Scoprono che in questo massacro, quotidianamente vengono uccise cento persone inermi. Di cui almeno la metà sono bambini. E firmano un documento di indignazione, ipocrisia massima nei confronti di quella drammatica e disumana situazione. Si indignano, vergogna per loro, dopo venti mesi di assedio dell’esercito più potente del mondo, armato fino ai denti, anche con le armi fornite (ma chi le paga?) dagli americani e da molti paesi europei, tra cui l’Italia. Muovono le loro diplomazie, sempre educate e raffinate nei modi (sic!), dopo che organismi internazionali, e non più solo Hamas, hanno contato finora cinquantottomila morti.

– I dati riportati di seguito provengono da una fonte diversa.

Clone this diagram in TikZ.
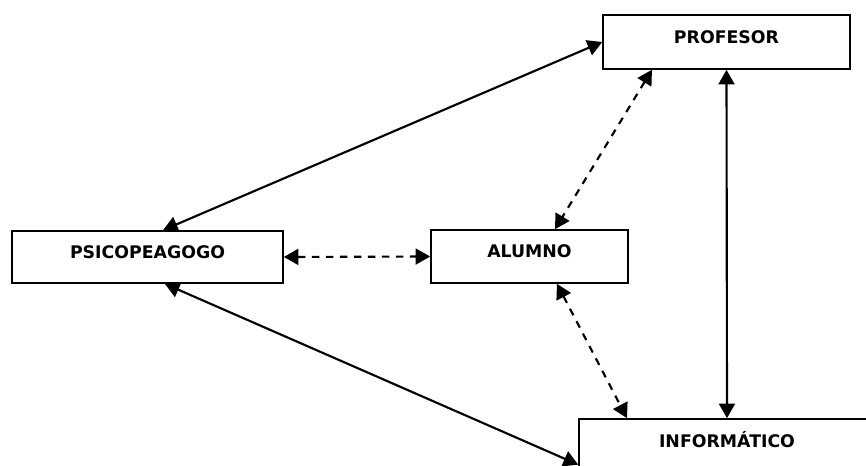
\documentclass[tikz,border=0pt]{standalone}
\usepackage{fontspec}
\setmainfont{DejaVu Sans}
\usetikzlibrary{arrows.meta}

\tikzset{
  caja/.style={draw,line width=1.2pt,fill=white,font=\bfseries\fontsize{13}{16}\selectfont,
    text height=9.4pt,text depth=7.6pt,inner sep=0pt},
  flecha/.style={<->,line width=1.6pt},
  discont/.style={<->,line width=1.6pt,dash pattern=on 5.5pt off 5pt}
}

\begin{document}
\begin{tikzpicture}[>={Triangle[length=11pt,width=12pt]},x=0.75pt,y=-0.75pt]
  \useasboundingbox (0,0) rectangle (866,466);
  \clip (0,0) rectangle (866,466);
  % cajas
  \node[caja,minimum width=247*0.75pt,minimum height=54*0.75pt] (profesor) at (726.5,42) {PROFESOR};
  \node[caja,minimum width=271*0.75pt,minimum height=52*0.75pt] (psico) at (147.5,257) {PSICOPEAGOGO};
  \node[caja,minimum width=197*0.75pt,minimum height=53*0.75pt] (alumno) at (529.5,256.5) {ALUMNO};
  \node[caja,minimum width=296*0.75pt,minimum height=54*0.75pt] (informatico) at (727,446) {INFORMÁTICO};
  % relaciones
  \draw[flecha] (profesor.west) -- ([xshift=11.6pt]psico.north);
  \draw[discont] ([xshift=-55.9pt]profesor.south) -- ([xshift=19.1pt]alumno.north);
  \draw[flecha] (profesor.south) -- (informatico.north);
  \draw[discont] (psico.east) -- (alumno.west);
  \draw[discont] ([xshift=20.6pt]alumno.south) -- ([xshift=-75pt]informatico.north);
  \draw[flecha] ([xshift=13pt]psico.south) -- ([yshift=-14pt]informatico.west);
\end{tikzpicture}
\end{document}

Ma è facile pensare che siano molti di più.
Quanti palestinesi dovranno ancora essere ammazzati per fermare la più orribile delle carneficine e per trasformare quella sterile indignazione in atti davvero concreti, che, partendo dalla netta condanna di Netanyahu (già accusato dalla Corte Penale di Strasburgo e dalla Corte Internazionale di Giustizia, con sede all’ONU, di crimini che vanno da quelli di guerra al genocidio), arrivi alla definitiva conferma del riconoscimento internazionale dello Stato Palestinese, nella terra già individuata dagli Accordi di Abramo del 13 agosto 2020?

Quanti altri morti di donne e bambini si dovranno contare per registrare questa falsa guerra in genocidio?
Ecco, genocidio, parola scandalosa. Noi l’abbiamo pronunciata e scritta più volte, e per primi, circa un anno fa. Parola, mai finora pronunciata da quegli stessi governi.
Il disegno più becero di sterminare quell’intero popolo si sta completando con l’uso dell’arma più brutale, la fame. Il denutrimento di uomini e donne. E di bambini, i più esposti all’arma micidiale.
Scorrono sui media e in rete, le foto di alcuni bambini ridotti pelle e ossa, cranio enorme rispetto a un corpicino piccolo ed esile. Tutto il mondo a commuoversi. Si piangerà per qualche giorno. I governi faranno dichiarazioni solenni, come quelle di ieri. Si prometteranno viveri che si faranno arrivare a destinazione, forse. E finalmente. Forse.
Forse si farà una tregua. Per pochi giorni. Forse. Giusto il tempo di far riposare le armi più che i soldati. Poi, di certo, si tornerà a bombardare. A uccidere massacrando. A distruggere quella terra bella adagiata sul mare bellissimo. L’unica accortezza che sarà usata, utilmente dai due uomini di “pace”, l’americano e l’israeliano, è quella di avvertirli un attimo prima con l’ordine di evacuare la Striscia. Tutti fuori i pochi che saranno rimasti in vita. Non importa dove andranno e chi li accoglierà come nuovi servi e schiavi. Importa che al posto dei missili arrivino i soldi dei ricchi americani, compreso il capo sempre più ricco della Nazione, per trasformare la terra dei palestinesi in una ridente riviera per straricchi capitalisti, che la utilizzeranno per le proprie dorate vacanze e per nuovi affari.
Tutto questo, sarà ancora chiamato l’atto legittimo, autorizzato e riconosciuto, dello Stato di Israele per vendicare la morte di mille coloni e il sequestro orribile di trecento israeliani, consumato dai feroci terroristi di Hamas nella tragica notte delle più crudeli violenze del 13 ottobre di venti mesi fa?
E, ripeto, se la vita di un israeliano ne vale mille di quella dei palestinesi, siamo ancora nella stagione dei diritti e dell’etica, o non siamo già passati definitivamente a quella della barbarie?